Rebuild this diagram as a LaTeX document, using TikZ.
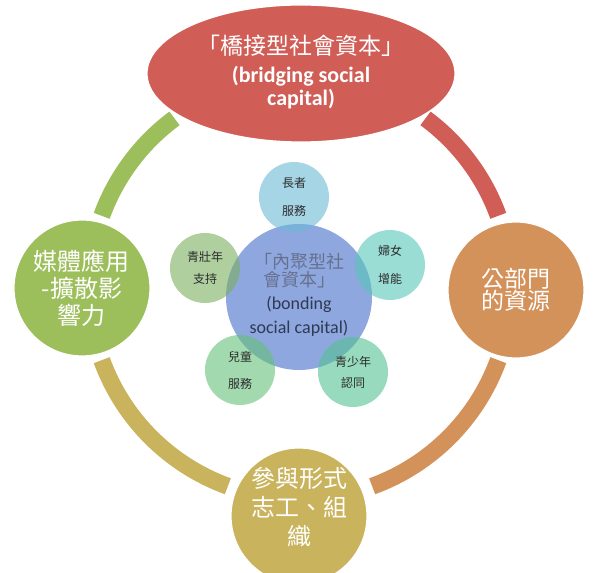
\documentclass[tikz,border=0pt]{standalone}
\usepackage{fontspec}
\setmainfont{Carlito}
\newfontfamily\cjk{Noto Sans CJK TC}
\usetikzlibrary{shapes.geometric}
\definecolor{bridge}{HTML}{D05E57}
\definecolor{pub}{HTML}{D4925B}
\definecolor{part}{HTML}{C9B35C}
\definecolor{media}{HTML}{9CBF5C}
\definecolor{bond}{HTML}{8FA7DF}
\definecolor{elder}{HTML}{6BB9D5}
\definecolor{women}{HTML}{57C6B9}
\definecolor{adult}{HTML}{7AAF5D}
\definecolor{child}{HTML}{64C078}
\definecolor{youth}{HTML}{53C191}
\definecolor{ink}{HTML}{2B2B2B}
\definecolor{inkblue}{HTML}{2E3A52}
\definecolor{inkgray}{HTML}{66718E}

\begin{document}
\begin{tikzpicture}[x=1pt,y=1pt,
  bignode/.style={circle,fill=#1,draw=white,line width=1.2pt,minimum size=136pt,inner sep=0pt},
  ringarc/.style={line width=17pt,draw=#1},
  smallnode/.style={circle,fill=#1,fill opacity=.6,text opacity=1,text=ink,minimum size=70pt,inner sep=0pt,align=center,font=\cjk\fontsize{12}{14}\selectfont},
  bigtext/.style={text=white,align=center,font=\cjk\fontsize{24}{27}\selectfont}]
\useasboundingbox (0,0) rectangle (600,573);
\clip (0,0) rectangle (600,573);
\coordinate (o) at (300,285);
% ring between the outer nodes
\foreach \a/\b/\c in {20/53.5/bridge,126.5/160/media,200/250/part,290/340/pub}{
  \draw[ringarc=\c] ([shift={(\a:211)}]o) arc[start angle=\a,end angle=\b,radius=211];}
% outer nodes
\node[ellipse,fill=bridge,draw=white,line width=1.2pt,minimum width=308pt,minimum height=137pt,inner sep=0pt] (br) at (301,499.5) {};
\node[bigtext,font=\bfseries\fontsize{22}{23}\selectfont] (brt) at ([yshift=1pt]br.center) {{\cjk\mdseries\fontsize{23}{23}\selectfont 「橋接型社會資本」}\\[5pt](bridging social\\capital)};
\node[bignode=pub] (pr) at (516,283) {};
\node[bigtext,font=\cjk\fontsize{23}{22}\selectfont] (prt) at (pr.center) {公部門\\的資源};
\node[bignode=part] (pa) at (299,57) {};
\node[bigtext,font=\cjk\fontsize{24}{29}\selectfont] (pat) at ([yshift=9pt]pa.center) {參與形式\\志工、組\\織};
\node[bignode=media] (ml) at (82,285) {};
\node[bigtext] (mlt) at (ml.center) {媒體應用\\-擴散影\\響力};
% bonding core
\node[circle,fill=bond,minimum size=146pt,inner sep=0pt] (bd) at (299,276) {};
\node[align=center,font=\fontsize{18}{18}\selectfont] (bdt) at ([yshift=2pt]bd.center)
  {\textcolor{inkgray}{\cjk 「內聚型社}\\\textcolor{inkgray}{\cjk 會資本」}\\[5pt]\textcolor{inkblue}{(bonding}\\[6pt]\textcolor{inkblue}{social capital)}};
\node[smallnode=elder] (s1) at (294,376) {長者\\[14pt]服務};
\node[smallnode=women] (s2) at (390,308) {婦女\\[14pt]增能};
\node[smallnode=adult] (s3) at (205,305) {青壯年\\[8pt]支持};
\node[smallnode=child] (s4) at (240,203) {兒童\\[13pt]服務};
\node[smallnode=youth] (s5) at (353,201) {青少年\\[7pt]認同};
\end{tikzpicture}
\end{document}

> Exercise prompt:
Ignore the images and quote every line of the listing exactly.

> Result for this task:
Rebuild this diagram as a LaTeX document, using TikZ.
\documentclass[tikz,border=0pt]{standalone}
\usepackage{fontspec}
\setmainfont{Carlito}
\newfontfamily\cjk{Noto Sans CJK TC}
\usetikzlibrary{shapes.geometric}
\definecolor{bridge}{HTML}{D05E57}
\definecolor{pub}{HTML}{D4925B}
\definecolor{part}{HTML}{C9B35C}
\definecolor{media}{HTML}{9CBF5C}
\definecolor{bond}{HTML}{8FA7DF}
\definecolor{elder}{HTML}{6BB9D5}
\definecolor{women}{HTML}{57C6B9}
\definecolor{adult}{HTML}{7AAF5D}
\definecolor{child}{HTML}{64C078}
\definecolor{youth}{HTML}{53C191}
\definecolor{ink}{HTML}{2B2B2B}
\definecolor{inkblue}{HTML}{2E3A52}
\definecolor{inkgray}{HTML}{66718E}

\begin{document}
\begin{tikzpicture}[x=1pt,y=1pt,
  bignode/.style={circle,fill=#1,draw=white,line width=1.2pt,minimum size=136pt,inner sep=0pt},
  ringarc/.style={line width=17pt,draw=#1},
  smallnode/.style={circle,fill=#1,fill opacity=.6,text opacity=1,text=ink,minimum size=70pt,inner sep=0pt,align=center,font=\cjk\fontsize{12}{14}\selectfont},
  bigtext/.style={text=white,align=center,font=\cjk\fontsize{24}{27}\selectfont}]
\useasboundingbox (0,0) rectangle (600,573);
\clip (0,0) rectangle (600,573);
\coordinate (o) at (300,285);
% ring between the outer nodes
\foreach \a/\b/\c in {20/53.5/bridge,126.5/160/media,200/250/part,290/340/pub}{
  \draw[ringarc=\c] ([shift={(\a:211)}]o) arc[start angle=\a,end angle=\b,radius=211];}
% outer nodes
\node[ellipse,fill=bridge,draw=white,line width=1.2pt,minimum width=308pt,minimum height=137pt,inner sep=0pt] (br) at (301,499.5) {};
\node[bigtext,font=\bfseries\fontsize{22}{23}\selectfont] (brt) at ([yshift=1pt]br.center) {{\cjk\mdseries\fontsize{23}{23}\selectfont 「橋接型社會資本」}\\[5pt](bridging social\\capital)};
\node[bignode=pub] (pr) at (516,283) {};
\node[bigtext,font=\cjk\fontsize{23}{22}\selectfont] (prt) at (pr.center) {公部門\\的資源};
\node[bignode=part] (pa) at (299,57) {};
\node[bigtext,font=\cjk\fontsize{24}{29}\selectfont] (pat) at ([yshift=9pt]pa.center) {參與形式\\志工、組\\織};
\node[bignode=media] (ml) at (82,285) {};
\node[bigtext] (mlt) at (ml.center) {媒體應用\\-擴散影\\響力};
% bonding core
\node[circle,fill=bond,minimum size=146pt,inner sep=0pt] (bd) at (299,276) {};
\node[align=center,font=\fontsize{18}{18}\selectfont] (bdt) at ([yshift=2pt]bd.center)
  {\textcolor{inkgray}{\cjk 「內聚型社}\\\textcolor{inkgray}{\cjk 會資本」}\\[5pt]\textcolor{inkblue}{(bonding}\\[6pt]\textcolor{inkblue}{social capital)}};
\node[smallnode=elder] (s1) at (294,376) {長者\\[14pt]服務};
\node[smallnode=women] (s2) at (390,308) {婦女\\[14pt]增能};
\node[smallnode=adult] (s3) at (205,305) {青壯年\\[8pt]支持};
\node[smallnode=child] (s4) at (240,203) {兒童\\[13pt]服務};
\node[smallnode=youth] (s5) at (353,201) {青少年\\[7pt]認同};
\end{tikzpicture}
\end{document}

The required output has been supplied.